The broker wants to help her get better established and also broaden what he can do for his own clients. Thus, he enters into an agreement with the bank, where he agrees to refer clients requiring portfolio management services to his old college friend, in exchange for a modest fee computed by a percentage of the account at the time it opens. The portfolio manager at the bank, grateful for the inflow of business, enters a similar agreement to refer day traders to her friend at the brokerage, given that his firm offers far lower commissions than the bank. She agrees to accept a modest commission for each client referred in this manner. In time, the neighborhood's CPA firm and the insurance broker gain confidence in the other financial services firms and enter similar mutually beneficial referral arrangements with the bank's portfolio manager and with the broker/dealer. Everyone wins.

The CFA Institute guides its members to state the nature of these types of referral arrangements, given that the practice can make the partners in such arrangements partial to each other for reasons of self-interest. Returning to the case of the bank/broker arrangement, let's suppose a competing full-service broker sets up shop in the same general area. The broker offers a wide array of products and services, with a professional staff available to answer questions between 7am and 7pm every business day. The office has two CFA candidates and three others with industry experience, and the fees to the client are competitive.

However, the full-service broker, as a matter of policy, will not engage in a formal referral arrangement with the portfolio manager at the bank, given that the two firms offer some of the same services and are thus competitors.

However, the portfolio manager knows that this new broker dealer is a high-quality outfit, particularly when compared to her golfer friend who seems more interested in maintaining his existing client base than in maintaining the level of service the portfolio manager believes clients deserve. At the same time, she does receive that ongoing commission for referrals, which has turned into a nice second income (her bank doesn't pay her what she's worth).

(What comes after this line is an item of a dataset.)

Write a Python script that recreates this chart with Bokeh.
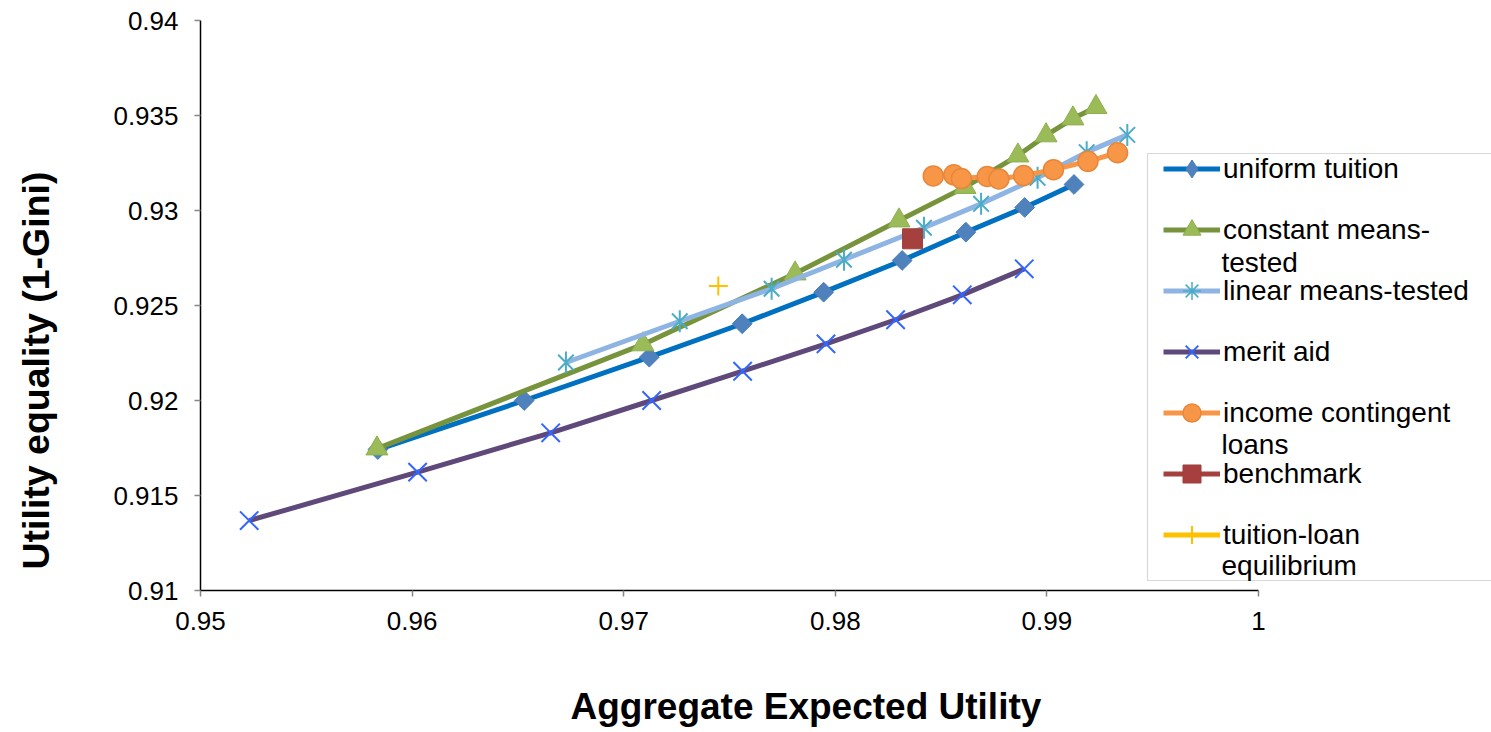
import numpy as np
from bokeh.plotting import figure
from bokeh.models import (Range1d, FixedTicker, Legend, LegendItem, Label, BoxAnnotation,
                          LinearAxis, Title)
from bokeh.embed import file_html
from bokeh.resources import INLINE

# ---------------- data ----------------
x_ticks = [0.95, 0.96, 0.97, 0.98, 0.99, 1.0]
x_tick_labels = ["0.95", "0.96", "0.97", "0.98", "0.99", "1"]
y_ticks = [0.91, 0.915, 0.92, 0.925, 0.93, 0.935, 0.94]
y_tick_labels = ["0.91", "0.915", "0.92", "0.925", "0.93", "0.935", "0.94"]

uniform_x = [0.95838, 0.96530, 0.97121, 0.97560, 0.97945, 0.98316, 0.98617, 0.98895, 0.99128]
uniform_y = [0.91742, 0.92000, 0.92228, 0.92404, 0.92570, 0.92737, 0.92886, 0.93016, 0.93137]

constant_x = [0.95834, 0.97091, 0.97810, 0.98301, 0.98613, 0.98863, 0.98996, 0.99123, 0.99232]
constant_y = [0.91747, 0.92295, 0.92668, 0.92947, 0.93123, 0.93289, 0.93395, 0.93484, 0.93544]

linear_x = [0.96727, 0.97265, 0.97699, 0.98041, 0.98419, 0.98689, 0.98956, 0.99188, 0.99380]
linear_y = [0.92200, 0.92417, 0.92588, 0.92741, 0.92909, 0.93035, 0.93172, 0.93307, 0.93398]

merit_x = [0.95230, 0.96026, 0.96655, 0.97132, 0.97562, 0.97956, 0.98285, 0.98600, 0.98893]
merit_y = [0.91368, 0.91623, 0.91830, 0.92000, 0.92154, 0.92298, 0.92425, 0.92556, 0.92693]

income_x = [0.98463, 0.98560, 0.98596, 0.98718, 0.98773, 0.98890, 0.99031, 0.99194, 0.99334]
income_y = [0.93182, 0.93188, 0.93168, 0.93179, 0.93166, 0.93184, 0.93215, 0.93259, 0.93304]

benchmark_x = [0.98365]
benchmark_y = [0.92851]

equilibrium_x = [0.97447]
equilibrium_y = [0.92602]

FONT = "Liberation Sans"

# the frame runs to the right window edge so the legend is not clipped;
# the x axis itself is bounded to 0.95 .. 1
X_END = 0.95 + 1291 / 21160

p = figure(width=1491, height=732, output_backend="svg", toolbar_location=None,
           x_range=Range1d(0.95, X_END), y_range=Range1d(0.91, 0.94),
           min_border_left=200, min_border_right=0, min_border_top=20, min_border_bottom=142)
p.outline_line_color = None
p.xgrid.visible = False
p.ygrid.visible = False
p.background_fill_color = "white"
p.border_fill_color = "white"

for ax, ticks, labels in ((p.xaxis[0], x_ticks, x_tick_labels), (p.yaxis[0], y_ticks, y_tick_labels)):
    ax.ticker = FixedTicker(ticks=ticks, minor_ticks=[])
    ax.major_label_overrides = {t: l for t, l in zip(ticks, labels)}
    ax.axis_line_color = "black"
    ax.axis_line_width = 1.5
    ax.major_tick_line_color = "#868686"
    ax.major_tick_line_width = 1.5
    ax.major_tick_out = 6
    ax.major_tick_in = 0
    ax.minor_tick_line_color = None
    ax.major_label_text_font = FONT
    ax.major_label_text_font_size = "26px"
    ax.major_label_text_color = "black"
    ax.axis_label = None

p.xaxis.bounds = (0.95, 1.0)
p.xaxis.major_label_standoff = 15
p.yaxis.major_label_standoff = 16


def spacer_axis(tick, gap):
    ax = LinearAxis(ticker=FixedTicker(ticks=[tick], minor_ticks=[]),
                    major_tick_out=gap, major_tick_in=0,
                    axis_line_color=None, major_tick_line_color="white",
                    minor_tick_line_color=None, axis_label=None,
                    major_label_overrides={tick: ""}, major_label_standoff=0,
                    major_label_text_font_size="1px")
    return ax


# blank spacers between tick labels and the axis titles
p.add_layout(spacer_axis(0.94, 53), "left")
p.add_layout(Title(text="Utility equality (1-Gini)", align="left", offset=21,
                   vertical_align="middle", standoff=0, text_font=FONT,
                   text_font_size="37.5px", text_font_style="bold", text_color="black"), "left")

p.add_layout(spacer_axis(1.0, 52), "below")
p.add_layout(Title(text="Aggregate Expected Utility", align="left", offset=370,
                   vertical_align="middle", standoff=0, text_font=FONT,
                   text_font_size="37px", text_font_style="bold", text_color="black"), "below")

# ---------------- series ----------------
l1 = p.line(uniform_x, uniform_y, line_width=5, line_color="#0070C0", line_join="round")
m1_leg = p.scatter(uniform_x, uniform_y, marker="diamond", size=19,
                   fill_color="#4F81BD", line_color="#4A7EBB", line_width=1, visible=False)
m1 = p.scatter(uniform_x, uniform_y, marker="square", angle=np.pi / 4, size=14,
               fill_color="#4F81BD", line_color="#4A7EBB", line_width=1)

l2 = p.line(constant_x, constant_y, line_width=5, line_color="#77933C", line_join="round")
m2 = p.scatter(constant_x, constant_y, marker="triangle", size=22,
               fill_color="#9BBB59", line_color="#8DB04D", line_width=1)

l3 = p.line(linear_x, linear_y, line_width=5, line_color="#8EB4E3", line_join="round")
m3a = p.scatter(linear_x, linear_y, marker="x", size=22, line_color="#4BACC6", line_width=2)
m3b = p.scatter(linear_x, linear_y, marker="dash", angle=np.pi / 2, size=22,
                line_color="#4BACC6", line_width=2)
m3_leg = p.scatter(linear_x, linear_y, marker="asterisk", size=18, line_color="#4BACC6",
                   line_width=1.5, visible=False)

l4 = p.line(merit_x, merit_y, line_width=5, line_color="#5F497A", line_join="round")
m4 = p.scatter(merit_x, merit_y, marker="x", size=26, line_color="#3366FF", line_width=2)

l5 = p.line(income_x, income_y, line_width=5, line_color="#F79646", line_join="round")
m5 = p.scatter(income_x, income_y, marker="circle", size=20,
               fill_color="#F79646", line_color="#E8873A", line_width=1.5)

l6 = p.line(benchmark_x, benchmark_y, line_width=5, line_color="#A5403F")
m6 = p.scatter(benchmark_x, benchmark_y, marker="square", size=20,
               fill_color="#A5403F", line_color="#A03D3C", line_width=1)

l7 = p.line(equilibrium_x, equilibrium_y, line_width=5, line_color="#FFC000")
m7 = p.scatter(equilibrium_x, equilibrium_y, marker="cross", size=19,
               line_color="#FFC000", line_width=2)

# ---------------- legend ----------------
box = BoxAnnotation(left=947, right=1400, bottom=10, top=437,
                    left_units="screen", right_units="screen",
                    bottom_units="screen", top_units="screen",
                    fill_alpha=0, line_color="#808080", line_width=1.2)
p.add_layout(box)

legend = Legend(items=[
    LegendItem(label="uniform tuition", renderers=[l1, m1_leg]),
    LegendItem(label="constant means-", renderers=[l2, m2]),
    LegendItem(label="linear means-tested", renderers=[l3, m3_leg]),
    LegendItem(label="merit aid", renderers=[l4, m4]),
    LegendItem(label="income contingent", renderers=[l5, m5]),
    LegendItem(label="benchmark", renderers=[l6, m6]),
    LegendItem(label="tuition-loan", renderers=[l7, m7]),
], location=(963, 33))
legend.margin = 0
legend.padding = 5
legend.spacing = 16
legend.glyph_width = 57
legend.glyph_height = 45
legend.label_height = 45
legend.label_standoff = 3
legend.label_text_font = FONT
legend.label_text_font_size = "28px"
legend.label_text_color = "black"
legend.border_line_color = None
legend.background_fill_alpha = 0
p.add_layout(legend, "center")

for txt, yy in (("tested", 328), ("loans", 146), ("equilibrium", 25)):
    p.add_layout(Label(x=1021, y=yy, x_units="screen", y_units="screen", text=txt,
                       text_font=FONT, text_font_size="28px", text_color="black",
                       text_baseline="middle", text_align="left"))

open("out.html", "w").write(file_html(p, INLINE))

Under Standard VI-C, the portfolio manager, as a CFA member and charterholder, must disclose this referral arrangement, both to the clients she receives from her broker friend and to the clients she is referring to him. If the portfolio manager practices fair representation and full disclosure, the client can make an informed decision as to whether a conflict of interest is present.

Applying Standard VI-C

Here are two other points to keep in mind when applying this Standard:

  • Creative Referral Arrangements - The concept of a referral fee extends to any beneficial consideration between two parties, including so-called soft-dollar agreements between broker and advisor, where the advisor receives benefits such as research reports or software and databases that archive financial information in exchange for directing trades to the broker. Such arrangements must be disclosed to clients.
  • Oral versus Written - A financial planner informs a prospect, referred to her by a CPA firm, that she pays the CPAs a flat $1,000 (out of her pocket) for the referral. However, she only mentions this information over the phone, preferring not to mention it in the contract. Standard VI-C holds that an ethic of fairness is owed to the clients. Many people don't always recall every detail mentioned to them over the phone. In this case, the planner would be in violation unless written language disclosing the $1,000 was included in the contract.

How to Comply
  • Specify All Monetary Consideration, Both Given and Received - This disclosure must be in clear language - for example: "I receive a flat commission equal to 0.75% of your account value." Specify whether fees are deducted from the client's personal account, and explain to the client if a referral fee is included as an additional hidden fee within the trading commissions.
  • Provide Written Disclosure - Fee arrangements should be included as a part of the contract that is written and signed by both parties.
  • Inform Supervisor and Compliance Officer - Let both parties know about any proposed new referral arrangement, and seek legal counsel if clarification is necessary.